* [EXERCISE TASK] Everything from the first line down to the line containing "plt.rcParams['font.family'] = ['Liberation" is to be retyped exactly, both ends included, with pictures left out.

* [DATASET EXCERPT]
-- Start --

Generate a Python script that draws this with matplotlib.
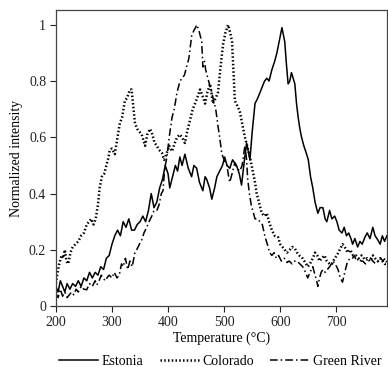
import numpy as np
import matplotlib
matplotlib.use('Agg')
import matplotlib.pyplot as plt

plt.rcParams['font.family'] = ['Liberation Serif', 'DejaVu Serif']

# Estonia (línea continua)
t_est = [200, 204, 208, 212, 216, 220, 225, 230, 235, 240, 245, 250, 255, 260, 265, 270, 275, 280,
         285, 290, 295, 300, 305, 310, 315, 320, 325, 330, 335, 340, 345, 350, 355, 360, 365, 370,
         375, 380, 385, 390, 395, 400, 403, 408, 413, 417, 421, 425, 430, 436, 442, 446, 451, 456,
         462, 466, 469, 474, 478, 483, 487, 492, 497, 501, 505, 510, 515, 522, 527, 531, 535, 540,
         543, 546, 550, 555, 560, 564, 568, 572, 576, 580, 585, 590, 594, 598, 603, 608, 611, 614,
         617, 620, 623, 626, 629, 632, 635, 638, 642, 647, 650, 654, 658, 662, 667, 671, 676, 680,
         683, 688, 692, 697, 701, 705, 710, 714, 718, 722, 726, 729, 733, 738, 742, 746, 751, 755,
         760, 765, 769, 774, 778, 782, 786, 790]
i_est = [0.07, 0.05, 0.09, 0.07, 0.05, 0.08, 0.06, 0.08, 0.07, 0.09, 0.07, 0.10, 0.09, 0.12, 0.10,
         0.12, 0.11, 0.14, 0.13, 0.17, 0.18, 0.22, 0.25, 0.27, 0.25, 0.30, 0.28, 0.31, 0.27, 0.27,
         0.29, 0.30, 0.32, 0.30, 0.34, 0.40, 0.35, 0.37, 0.42, 0.45, 0.50, 0.47, 0.42, 0.46, 0.50,
         0.48, 0.53, 0.50, 0.54, 0.49, 0.46, 0.50, 0.49, 0.44, 0.41, 0.46, 0.45, 0.42, 0.38, 0.42,
         0.46, 0.48, 0.50, 0.53, 0.50, 0.49, 0.52, 0.50, 0.47, 0.43, 0.50, 0.58, 0.55, 0.52, 0.62,
         0.72, 0.74, 0.76, 0.78, 0.80, 0.81, 0.80, 0.84, 0.87, 0.90, 0.94, 0.99, 0.94, 0.86, 0.79,
         0.80, 0.83, 0.81, 0.79, 0.72, 0.67, 0.63, 0.60, 0.57, 0.54, 0.52, 0.46, 0.42, 0.37, 0.33,
         0.35, 0.35, 0.31, 0.30, 0.34, 0.31, 0.32, 0.30, 0.27, 0.26, 0.28, 0.25, 0.26, 0.24, 0.22,
         0.24, 0.21, 0.23, 0.22, 0.245, 0.26, 0.24, 0.28, 0.25, 0.235, 0.22, 0.25, 0.23, 0.25]

# Colorado (punteada)
t_col = [200, 203, 206, 210, 213, 216, 219, 222, 226, 230, 235, 240, 245, 250, 255, 259, 263, 267,
         271, 275, 278, 282, 286, 290, 294, 296, 300, 305, 310, 314, 318, 323, 327, 332, 335, 338,
         341, 345, 349, 353, 356, 359, 363, 368, 372, 376, 380, 384, 389, 393, 397, 402, 407, 412,
         416, 421, 425, 430, 434, 439, 444, 448, 452, 457, 461, 466, 470, 475, 480, 485, 489, 493,
         498, 502, 507, 511, 514, 517, 519, 524, 528, 533, 537, 541, 546, 550, 555, 558, 562, 567,
         572, 576, 580, 585, 590, 596, 600, 604, 608, 612, 617, 621, 626, 630, 634, 638, 643, 649,
         653, 658, 662, 666, 670, 674, 679, 683, 688, 692, 697, 701, 706, 711, 715, 720, 725, 730,
         735, 740, 745, 751, 755, 760, 765, 769, 774, 778, 782, 786, 790]
i_col = [0.08, 0.12, 0.15, 0.18, 0.17, 0.20, 0.16, 0.15, 0.19, 0.21, 0.22, 0.23, 0.25, 0.26, 0.29,
         0.30, 0.31, 0.29, 0.31, 0.36, 0.42, 0.46, 0.47, 0.50, 0.53, 0.555, 0.56, 0.54, 0.60, 0.65,
         0.67, 0.73, 0.74, 0.77, 0.77, 0.71, 0.65, 0.63, 0.62, 0.61, 0.59, 0.57, 0.61, 0.63, 0.61,
         0.58, 0.57, 0.555, 0.545, 0.52, 0.54, 0.57, 0.55, 0.58, 0.60, 0.61, 0.60, 0.58, 0.62, 0.66,
         0.70, 0.72, 0.74, 0.77, 0.75, 0.72, 0.76, 0.79, 0.72, 0.74, 0.76, 0.84, 0.93, 0.97, 1.0,
         0.97, 0.94, 0.82, 0.73, 0.71, 0.69, 0.64, 0.60, 0.57, 0.53, 0.49, 0.44, 0.40, 0.37, 0.33,
         0.32, 0.33, 0.30, 0.27, 0.25, 0.245, 0.22, 0.21, 0.20, 0.19, 0.20, 0.21, 0.205, 0.19, 0.18,
         0.175, 0.16, 0.14, 0.15, 0.17, 0.19, 0.18, 0.16, 0.17, 0.18, 0.16, 0.15, 0.15, 0.17, 0.18,
         0.20, 0.22, 0.21, 0.19, 0.20, 0.18, 0.18, 0.17, 0.18, 0.165, 0.17, 0.16, 0.18, 0.17, 0.16,
         0.17, 0.16, 0.15, 0.15]

# Green River (raya-punto)
t_gr = [200, 204, 208, 212, 216, 220, 224, 228, 232, 236, 240, 245, 250, 255, 260, 265, 270, 273,
        277, 281, 284, 288, 291, 295, 300, 304, 309, 313, 317, 320, 324, 328, 332, 336, 341, 344,
        349, 353, 357, 362, 366, 371, 375, 380, 384, 388, 391, 394, 398, 402, 407, 411, 416, 420,
        424, 429, 433, 437, 442, 446, 449, 451, 455, 460, 462, 465, 467, 471, 475, 478, 480, 485,
        489, 492, 496, 500, 505, 508, 510, 514, 519, 523, 528, 532, 537, 540, 542, 545, 549, 551,
        555, 559, 564, 568, 573, 577, 581, 585, 589, 593, 597, 602, 607, 612, 616, 621, 626, 630,
        635, 640, 645, 649, 653, 658, 662, 665, 667, 670, 673, 676, 680, 684, 688, 691, 694, 698,
        703, 707, 711, 715, 720, 725, 729, 732, 736, 740, 744, 747, 752, 756, 761, 765, 770, 775,
        779, 783, 787, 790]
i_gr = [0.045, 0.03, 0.06, 0.035, 0.05, 0.03, 0.04, 0.05, 0.04, 0.06, 0.05, 0.07, 0.06, 0.058, 0.08,
        0.07, 0.09, 0.075, 0.09, 0.11, 0.10, 0.09, 0.10, 0.11, 0.10, 0.12, 0.10, 0.11, 0.15, 0.14,
        0.17, 0.13, 0.16, 0.14, 0.19, 0.20, 0.22, 0.235, 0.26, 0.28, 0.30, 0.32, 0.34, 0.34, 0.36,
        0.40, 0.41, 0.49, 0.53, 0.60, 0.67, 0.70, 0.76, 0.79, 0.81, 0.82, 0.85, 0.88, 0.96, 0.98,
        0.99, 1.0, 0.98, 0.94, 0.85, 0.87, 0.84, 0.81, 0.78, 0.76, 0.74, 0.70, 0.64, 0.60, 0.54,
        0.52, 0.50, 0.46, 0.44, 0.47, 0.51, 0.49, 0.48, 0.50, 0.57, 0.52, 0.45, 0.40, 0.35, 0.34,
        0.31, 0.31, 0.30, 0.29, 0.245, 0.22, 0.19, 0.18, 0.19, 0.17, 0.18, 0.16, 0.17, 0.155, 0.16,
        0.15, 0.16, 0.16, 0.15, 0.14, 0.12, 0.10, 0.12, 0.14, 0.11, 0.09, 0.07, 0.10, 0.12, 0.13,
        0.12, 0.13, 0.14, 0.15, 0.16, 0.15, 0.13, 0.10, 0.085, 0.12, 0.16, 0.17, 0.17, 0.18, 0.16,
        0.17, 0.16, 0.16, 0.15, 0.17, 0.17, 0.16, 0.15, 0.16, 0.17, 0.16, 0.17, 0.155]

fig = plt.figure(figsize=(3.88, 3.67), dpi=100)
ax = fig.add_axes([0.144, 0.166, 0.853, 0.807])

ax.plot(t_est, i_est, color='k', lw=1.1, ls='-', label='Estonia')
ax.plot(t_col, i_col, color='k', lw=1.8, ls=(0, (0.6, 0.9)), label='Colorado')
ax.plot(t_gr, i_gr, color='k', lw=1.1, ls=(0, (5, 2, 1, 2)), label='Green River')

ax.set_xlim(200, 790)
ax.set_ylim(0, 1.053)
ax.set_xticks([200, 300, 400, 500, 600, 700])
ax.set_yticks([0, 0.2, 0.4, 0.6, 0.8, 1])
ax.set_yticklabels(['0', '0.2', '0.4', '0.6', '0.8', '1'])
ax.tick_params(direction='out', length=4, width=0.8, labelsize=10, colors='#222222', pad=3)
for s in ax.spines.values():
    s.set_linewidth(0.9)
    s.set_color('#444444')

ax.set_xlabel('Temperature (°C)', fontsize=10, labelpad=2)
ax.set_ylabel('Normalized intensity', fontsize=10, labelpad=4)

fig.legend(loc='center', bbox_to_anchor=(0.568, 0.016), ncol=3, frameon=False,
           fontsize=10, handlelength=2.8, columnspacing=1.15, handletextpad=0.3,
           borderpad=0, borderaxespad=0)

plt.savefig('out.png', dpi=100)
plt.close()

-- End --

* [RESULT OF THIS EXERCISE]
Generate a Python script that draws this with matplotlib.
import numpy as np
import matplotlib
matplotlib.use('Agg')
import matplotlib.pyplot as plt

plt.rcParams['font.family'] = ['Liberation Serif', 'DejaVu Serif']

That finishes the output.